------ GIVEN RECORDS ------

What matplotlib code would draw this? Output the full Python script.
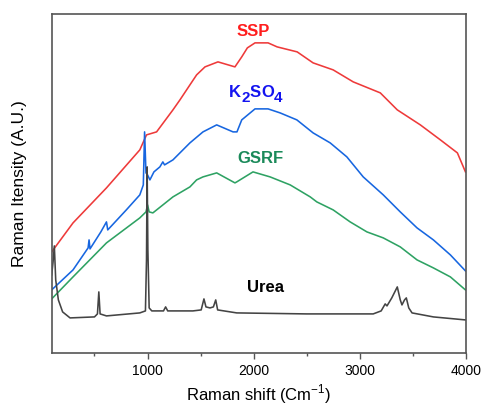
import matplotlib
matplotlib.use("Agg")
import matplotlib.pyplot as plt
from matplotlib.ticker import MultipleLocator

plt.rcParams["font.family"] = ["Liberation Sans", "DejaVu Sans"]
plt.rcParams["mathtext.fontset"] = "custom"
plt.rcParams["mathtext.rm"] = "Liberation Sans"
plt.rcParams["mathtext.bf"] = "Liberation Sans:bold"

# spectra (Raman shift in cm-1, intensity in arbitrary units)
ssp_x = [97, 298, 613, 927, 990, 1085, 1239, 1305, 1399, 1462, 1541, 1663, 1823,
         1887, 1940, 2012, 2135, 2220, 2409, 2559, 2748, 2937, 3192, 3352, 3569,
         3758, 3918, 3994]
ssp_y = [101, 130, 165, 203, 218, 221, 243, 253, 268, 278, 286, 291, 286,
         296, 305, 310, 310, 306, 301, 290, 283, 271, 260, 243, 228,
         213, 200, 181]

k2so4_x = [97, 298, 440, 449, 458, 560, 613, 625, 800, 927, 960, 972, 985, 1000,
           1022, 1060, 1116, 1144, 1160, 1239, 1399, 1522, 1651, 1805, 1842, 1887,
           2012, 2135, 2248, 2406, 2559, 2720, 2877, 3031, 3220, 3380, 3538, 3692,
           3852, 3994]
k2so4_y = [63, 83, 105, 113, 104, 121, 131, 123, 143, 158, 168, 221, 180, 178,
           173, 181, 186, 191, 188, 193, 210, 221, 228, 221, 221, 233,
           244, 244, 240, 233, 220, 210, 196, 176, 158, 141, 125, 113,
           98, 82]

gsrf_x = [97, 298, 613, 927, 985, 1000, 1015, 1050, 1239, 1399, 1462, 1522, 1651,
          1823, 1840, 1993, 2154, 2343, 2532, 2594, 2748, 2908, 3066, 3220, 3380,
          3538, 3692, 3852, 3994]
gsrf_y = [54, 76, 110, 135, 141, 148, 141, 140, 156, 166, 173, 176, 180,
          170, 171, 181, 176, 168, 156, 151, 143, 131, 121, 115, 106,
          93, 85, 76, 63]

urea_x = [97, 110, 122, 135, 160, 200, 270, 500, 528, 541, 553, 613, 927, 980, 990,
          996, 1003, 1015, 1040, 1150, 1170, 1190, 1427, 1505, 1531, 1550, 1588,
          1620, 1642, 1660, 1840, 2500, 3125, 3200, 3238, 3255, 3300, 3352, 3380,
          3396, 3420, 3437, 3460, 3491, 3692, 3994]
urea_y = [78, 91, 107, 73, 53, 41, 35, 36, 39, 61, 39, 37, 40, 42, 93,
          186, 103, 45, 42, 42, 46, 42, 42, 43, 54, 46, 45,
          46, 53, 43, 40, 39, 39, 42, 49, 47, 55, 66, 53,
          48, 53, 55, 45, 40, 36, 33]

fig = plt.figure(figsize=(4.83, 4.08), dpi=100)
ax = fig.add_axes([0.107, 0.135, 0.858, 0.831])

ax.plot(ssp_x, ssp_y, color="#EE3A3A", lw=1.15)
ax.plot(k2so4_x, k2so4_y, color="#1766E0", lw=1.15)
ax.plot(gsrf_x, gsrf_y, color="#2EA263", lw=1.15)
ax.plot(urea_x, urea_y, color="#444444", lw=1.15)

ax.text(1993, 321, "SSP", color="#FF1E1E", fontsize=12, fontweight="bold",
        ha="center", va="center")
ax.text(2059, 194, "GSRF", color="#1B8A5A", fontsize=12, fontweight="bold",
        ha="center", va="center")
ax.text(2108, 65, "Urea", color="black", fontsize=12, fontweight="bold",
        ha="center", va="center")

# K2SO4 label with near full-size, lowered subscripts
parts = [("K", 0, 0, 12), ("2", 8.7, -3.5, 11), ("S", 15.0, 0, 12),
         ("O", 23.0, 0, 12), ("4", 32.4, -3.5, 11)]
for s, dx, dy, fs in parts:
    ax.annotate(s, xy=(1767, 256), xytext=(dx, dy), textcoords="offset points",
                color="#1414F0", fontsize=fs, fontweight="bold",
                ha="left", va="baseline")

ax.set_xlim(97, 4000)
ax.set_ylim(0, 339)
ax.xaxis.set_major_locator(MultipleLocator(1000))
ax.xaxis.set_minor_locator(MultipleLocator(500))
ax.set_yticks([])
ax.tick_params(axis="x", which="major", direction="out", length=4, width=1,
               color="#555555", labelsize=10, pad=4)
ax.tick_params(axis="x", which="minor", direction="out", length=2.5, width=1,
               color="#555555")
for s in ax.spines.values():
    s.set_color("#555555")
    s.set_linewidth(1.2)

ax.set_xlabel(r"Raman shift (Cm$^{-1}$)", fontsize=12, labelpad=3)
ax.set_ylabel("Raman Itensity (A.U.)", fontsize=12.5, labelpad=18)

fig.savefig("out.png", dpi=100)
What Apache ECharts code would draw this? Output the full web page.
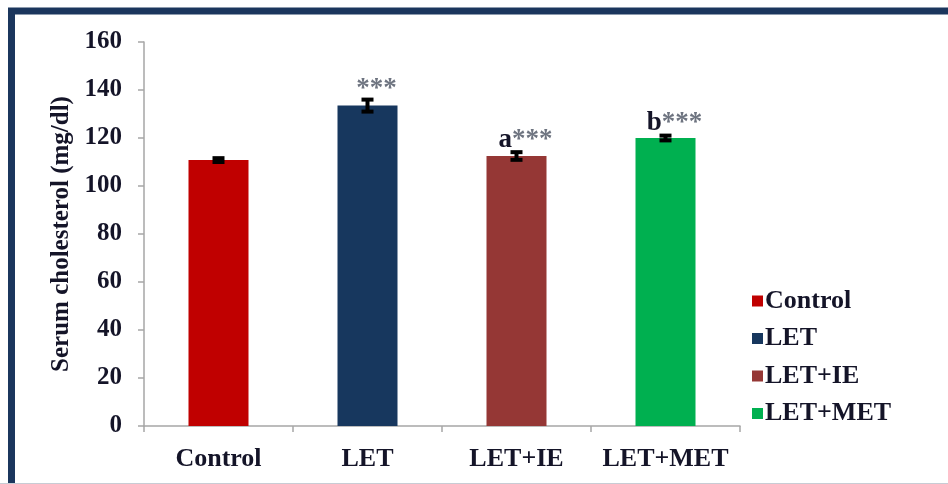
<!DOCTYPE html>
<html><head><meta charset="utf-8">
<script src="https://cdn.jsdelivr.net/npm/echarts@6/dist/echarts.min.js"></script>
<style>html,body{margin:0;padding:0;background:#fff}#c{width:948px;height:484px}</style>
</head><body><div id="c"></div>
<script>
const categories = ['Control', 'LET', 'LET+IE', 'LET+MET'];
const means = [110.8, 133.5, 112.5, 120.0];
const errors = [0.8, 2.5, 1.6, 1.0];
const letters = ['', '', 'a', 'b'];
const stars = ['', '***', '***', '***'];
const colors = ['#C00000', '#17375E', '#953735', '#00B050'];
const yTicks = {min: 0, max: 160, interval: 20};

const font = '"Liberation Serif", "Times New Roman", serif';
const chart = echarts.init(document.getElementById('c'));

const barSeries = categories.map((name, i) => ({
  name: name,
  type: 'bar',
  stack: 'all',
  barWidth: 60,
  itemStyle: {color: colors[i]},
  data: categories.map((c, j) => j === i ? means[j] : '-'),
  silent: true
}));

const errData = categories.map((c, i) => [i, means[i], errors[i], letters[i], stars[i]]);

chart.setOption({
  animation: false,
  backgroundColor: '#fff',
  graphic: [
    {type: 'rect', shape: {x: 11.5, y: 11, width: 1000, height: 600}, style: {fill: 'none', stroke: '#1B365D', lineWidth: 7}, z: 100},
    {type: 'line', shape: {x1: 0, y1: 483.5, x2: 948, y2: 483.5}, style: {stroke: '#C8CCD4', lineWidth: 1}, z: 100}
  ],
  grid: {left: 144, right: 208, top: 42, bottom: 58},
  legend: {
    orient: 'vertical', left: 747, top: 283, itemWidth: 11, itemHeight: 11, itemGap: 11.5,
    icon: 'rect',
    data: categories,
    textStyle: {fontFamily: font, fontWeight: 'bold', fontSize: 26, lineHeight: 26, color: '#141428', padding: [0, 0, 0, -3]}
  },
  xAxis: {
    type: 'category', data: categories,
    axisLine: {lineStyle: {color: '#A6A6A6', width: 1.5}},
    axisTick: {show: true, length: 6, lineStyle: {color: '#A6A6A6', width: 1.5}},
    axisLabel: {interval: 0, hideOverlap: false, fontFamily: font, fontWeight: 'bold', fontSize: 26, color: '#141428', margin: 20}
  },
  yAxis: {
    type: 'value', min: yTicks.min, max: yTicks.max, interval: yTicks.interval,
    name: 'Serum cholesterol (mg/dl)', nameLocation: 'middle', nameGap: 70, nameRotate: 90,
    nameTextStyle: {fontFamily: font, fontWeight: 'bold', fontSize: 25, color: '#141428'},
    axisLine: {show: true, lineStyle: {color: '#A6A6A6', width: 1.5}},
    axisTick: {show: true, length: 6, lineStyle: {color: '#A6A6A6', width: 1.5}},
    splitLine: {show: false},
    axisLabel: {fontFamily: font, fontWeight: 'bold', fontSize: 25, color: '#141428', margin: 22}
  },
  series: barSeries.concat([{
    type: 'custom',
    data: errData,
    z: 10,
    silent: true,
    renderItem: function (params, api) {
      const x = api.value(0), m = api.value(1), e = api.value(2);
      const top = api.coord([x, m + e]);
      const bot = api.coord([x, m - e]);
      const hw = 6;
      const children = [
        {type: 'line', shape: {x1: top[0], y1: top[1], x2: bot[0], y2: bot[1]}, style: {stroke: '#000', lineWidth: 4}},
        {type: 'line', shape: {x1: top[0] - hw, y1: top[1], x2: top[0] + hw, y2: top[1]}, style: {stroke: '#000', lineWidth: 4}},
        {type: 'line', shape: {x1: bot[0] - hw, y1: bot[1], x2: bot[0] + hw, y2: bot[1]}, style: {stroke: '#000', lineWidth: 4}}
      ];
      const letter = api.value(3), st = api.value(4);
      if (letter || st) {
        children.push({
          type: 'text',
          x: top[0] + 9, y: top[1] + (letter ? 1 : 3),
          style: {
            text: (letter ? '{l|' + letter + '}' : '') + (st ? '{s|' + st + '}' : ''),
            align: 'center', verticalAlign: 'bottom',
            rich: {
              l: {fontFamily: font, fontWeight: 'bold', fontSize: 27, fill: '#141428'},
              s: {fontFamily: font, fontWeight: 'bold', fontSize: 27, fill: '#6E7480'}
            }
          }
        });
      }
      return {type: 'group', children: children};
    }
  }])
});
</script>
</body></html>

------
------ GIVEN RECORDS ------

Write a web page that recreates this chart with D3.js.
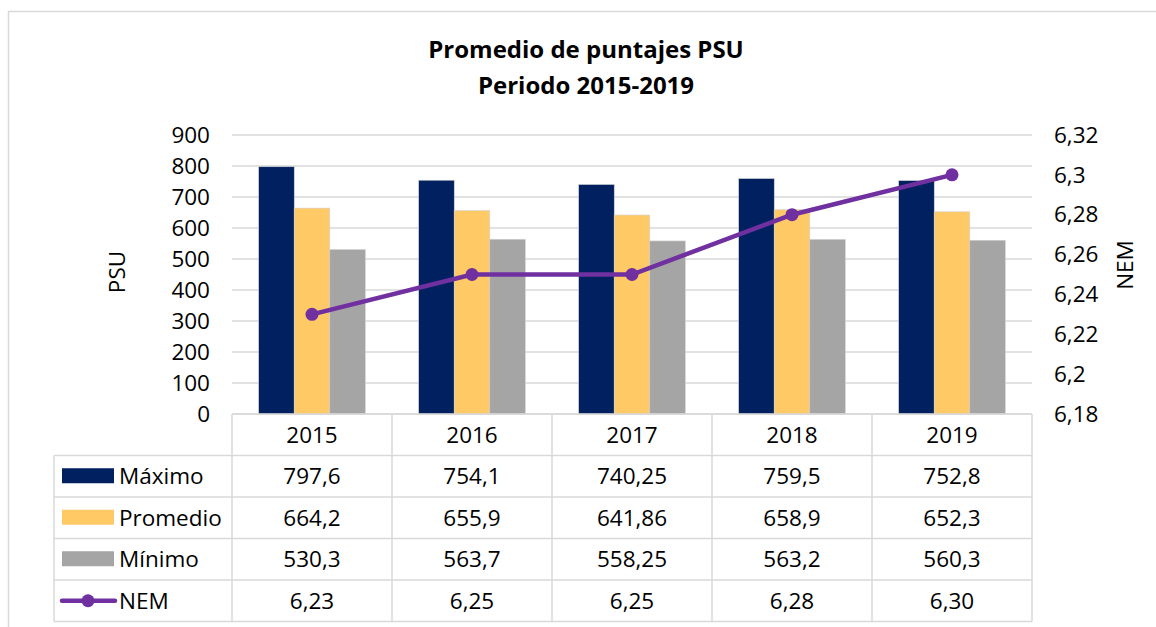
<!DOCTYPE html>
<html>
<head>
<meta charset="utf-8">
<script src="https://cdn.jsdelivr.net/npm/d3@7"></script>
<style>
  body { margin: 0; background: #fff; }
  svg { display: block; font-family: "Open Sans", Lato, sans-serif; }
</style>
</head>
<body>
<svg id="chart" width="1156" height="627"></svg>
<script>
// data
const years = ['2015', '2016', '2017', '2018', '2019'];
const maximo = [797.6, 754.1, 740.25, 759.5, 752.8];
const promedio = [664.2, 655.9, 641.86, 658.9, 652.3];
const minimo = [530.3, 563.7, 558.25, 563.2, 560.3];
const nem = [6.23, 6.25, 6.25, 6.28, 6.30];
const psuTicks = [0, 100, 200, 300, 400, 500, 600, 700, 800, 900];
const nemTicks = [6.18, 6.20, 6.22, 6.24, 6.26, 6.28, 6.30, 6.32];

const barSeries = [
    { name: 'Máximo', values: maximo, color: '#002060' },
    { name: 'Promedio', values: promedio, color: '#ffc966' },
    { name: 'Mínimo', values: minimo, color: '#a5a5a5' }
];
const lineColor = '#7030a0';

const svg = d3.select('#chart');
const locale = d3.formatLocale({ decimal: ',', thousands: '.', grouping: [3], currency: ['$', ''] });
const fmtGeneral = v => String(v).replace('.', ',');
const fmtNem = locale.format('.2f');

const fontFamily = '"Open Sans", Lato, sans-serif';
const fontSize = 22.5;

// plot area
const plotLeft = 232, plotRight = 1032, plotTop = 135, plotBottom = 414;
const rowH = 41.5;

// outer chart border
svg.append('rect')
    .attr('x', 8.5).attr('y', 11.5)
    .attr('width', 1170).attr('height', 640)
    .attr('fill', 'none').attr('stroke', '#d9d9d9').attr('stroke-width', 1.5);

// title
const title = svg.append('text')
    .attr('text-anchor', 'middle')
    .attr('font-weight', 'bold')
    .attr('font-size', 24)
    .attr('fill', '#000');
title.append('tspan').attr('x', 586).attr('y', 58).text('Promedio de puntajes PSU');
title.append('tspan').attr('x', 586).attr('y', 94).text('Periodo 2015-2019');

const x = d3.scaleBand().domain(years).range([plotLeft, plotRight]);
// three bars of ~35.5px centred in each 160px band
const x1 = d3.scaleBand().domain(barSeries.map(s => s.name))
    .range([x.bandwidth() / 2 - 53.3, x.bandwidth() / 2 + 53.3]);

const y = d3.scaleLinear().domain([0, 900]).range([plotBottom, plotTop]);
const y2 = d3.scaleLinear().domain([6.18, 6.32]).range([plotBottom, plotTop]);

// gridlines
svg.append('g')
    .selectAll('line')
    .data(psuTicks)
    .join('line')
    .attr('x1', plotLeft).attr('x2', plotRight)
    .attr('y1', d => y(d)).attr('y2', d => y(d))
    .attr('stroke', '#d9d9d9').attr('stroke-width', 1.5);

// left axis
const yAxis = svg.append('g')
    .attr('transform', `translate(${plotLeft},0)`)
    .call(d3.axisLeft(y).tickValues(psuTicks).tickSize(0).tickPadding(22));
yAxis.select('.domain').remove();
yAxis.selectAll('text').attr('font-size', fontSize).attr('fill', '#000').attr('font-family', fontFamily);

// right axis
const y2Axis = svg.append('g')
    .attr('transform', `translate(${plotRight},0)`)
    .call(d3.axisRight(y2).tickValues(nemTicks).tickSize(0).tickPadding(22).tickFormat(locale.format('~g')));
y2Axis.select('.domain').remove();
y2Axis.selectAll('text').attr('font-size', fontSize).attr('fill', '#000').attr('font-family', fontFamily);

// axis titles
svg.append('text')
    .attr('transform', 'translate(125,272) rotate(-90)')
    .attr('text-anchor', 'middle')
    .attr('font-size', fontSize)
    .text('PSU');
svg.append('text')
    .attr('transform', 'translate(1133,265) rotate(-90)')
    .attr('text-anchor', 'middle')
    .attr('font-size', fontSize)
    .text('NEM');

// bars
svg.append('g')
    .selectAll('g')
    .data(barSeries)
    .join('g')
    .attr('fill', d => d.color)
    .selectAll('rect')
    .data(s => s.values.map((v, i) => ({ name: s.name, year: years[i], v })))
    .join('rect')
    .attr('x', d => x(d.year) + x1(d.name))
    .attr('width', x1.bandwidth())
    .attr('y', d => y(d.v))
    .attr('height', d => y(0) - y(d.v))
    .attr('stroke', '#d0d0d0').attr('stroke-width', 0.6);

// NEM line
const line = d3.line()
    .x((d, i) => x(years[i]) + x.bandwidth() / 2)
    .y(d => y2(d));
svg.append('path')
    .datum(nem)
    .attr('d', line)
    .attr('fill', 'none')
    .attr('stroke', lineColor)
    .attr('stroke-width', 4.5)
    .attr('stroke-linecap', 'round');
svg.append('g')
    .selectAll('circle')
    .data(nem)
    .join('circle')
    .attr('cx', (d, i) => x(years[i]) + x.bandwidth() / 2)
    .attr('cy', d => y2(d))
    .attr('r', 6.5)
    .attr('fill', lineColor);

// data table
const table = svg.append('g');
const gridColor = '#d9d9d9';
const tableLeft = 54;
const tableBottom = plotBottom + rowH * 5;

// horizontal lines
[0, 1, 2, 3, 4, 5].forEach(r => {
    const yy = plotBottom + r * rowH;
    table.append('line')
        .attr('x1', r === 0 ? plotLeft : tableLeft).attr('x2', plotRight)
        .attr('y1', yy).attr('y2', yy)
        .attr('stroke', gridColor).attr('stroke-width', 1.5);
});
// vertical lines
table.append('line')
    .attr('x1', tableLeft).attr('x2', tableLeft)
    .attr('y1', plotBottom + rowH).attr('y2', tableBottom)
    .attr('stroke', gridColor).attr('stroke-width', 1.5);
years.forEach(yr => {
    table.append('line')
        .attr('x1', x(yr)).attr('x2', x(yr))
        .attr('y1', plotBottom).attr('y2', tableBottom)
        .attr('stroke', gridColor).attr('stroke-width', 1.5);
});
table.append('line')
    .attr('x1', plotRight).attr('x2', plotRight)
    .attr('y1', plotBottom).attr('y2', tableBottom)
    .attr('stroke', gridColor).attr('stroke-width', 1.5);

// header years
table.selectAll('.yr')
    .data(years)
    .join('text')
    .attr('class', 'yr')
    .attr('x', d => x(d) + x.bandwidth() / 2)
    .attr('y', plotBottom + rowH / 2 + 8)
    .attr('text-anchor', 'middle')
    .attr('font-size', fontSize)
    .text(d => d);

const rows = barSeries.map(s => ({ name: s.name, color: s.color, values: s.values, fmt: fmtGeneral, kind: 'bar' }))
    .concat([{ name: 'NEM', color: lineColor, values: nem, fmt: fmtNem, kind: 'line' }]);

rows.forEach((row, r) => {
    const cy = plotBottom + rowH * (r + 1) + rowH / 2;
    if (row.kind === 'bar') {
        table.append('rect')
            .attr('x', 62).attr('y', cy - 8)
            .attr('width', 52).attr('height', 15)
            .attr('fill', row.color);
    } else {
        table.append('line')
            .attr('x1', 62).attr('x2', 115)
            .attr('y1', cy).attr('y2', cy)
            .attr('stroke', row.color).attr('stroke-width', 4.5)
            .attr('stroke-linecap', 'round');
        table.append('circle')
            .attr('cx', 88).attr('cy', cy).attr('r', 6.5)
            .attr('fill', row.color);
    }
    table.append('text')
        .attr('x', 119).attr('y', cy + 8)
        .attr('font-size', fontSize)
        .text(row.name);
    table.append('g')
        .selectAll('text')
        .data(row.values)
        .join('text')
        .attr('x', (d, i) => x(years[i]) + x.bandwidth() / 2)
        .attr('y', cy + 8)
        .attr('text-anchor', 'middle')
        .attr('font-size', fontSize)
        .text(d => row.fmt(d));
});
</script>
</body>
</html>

------

◆ INSTRUCTIONS TO FOLLOW:
Using the entries above, write out exactly the lines from the one with "What matplotlib code" through the one with "213, 200, 181]", ends included. Leave out any pictures.

◆ WRITTEN SOLUTION:
What matplotlib code would draw this? Output the full Python script.
import matplotlib
matplotlib.use("Agg")
import matplotlib.pyplot as plt
from matplotlib.ticker import MultipleLocator

plt.rcParams["font.family"] = ["Liberation Sans", "DejaVu Sans"]
plt.rcParams["mathtext.fontset"] = "custom"
plt.rcParams["mathtext.rm"] = "Liberation Sans"
plt.rcParams["mathtext.bf"] = "Liberation Sans:bold"

# spectra (Raman shift in cm-1, intensity in arbitrary units)
ssp_x = [97, 298, 613, 927, 990, 1085, 1239, 1305, 1399, 1462, 1541, 1663, 1823,
         1887, 1940, 2012, 2135, 2220, 2409, 2559, 2748, 2937, 3192, 3352, 3569,
         3758, 3918, 3994]
ssp_y = [101, 130, 165, 203, 218, 221, 243, 253, 268, 278, 286, 291, 286,
         296, 305, 310, 310, 306, 301, 290, 283, 271, 260, 243, 228,
         213, 200, 181]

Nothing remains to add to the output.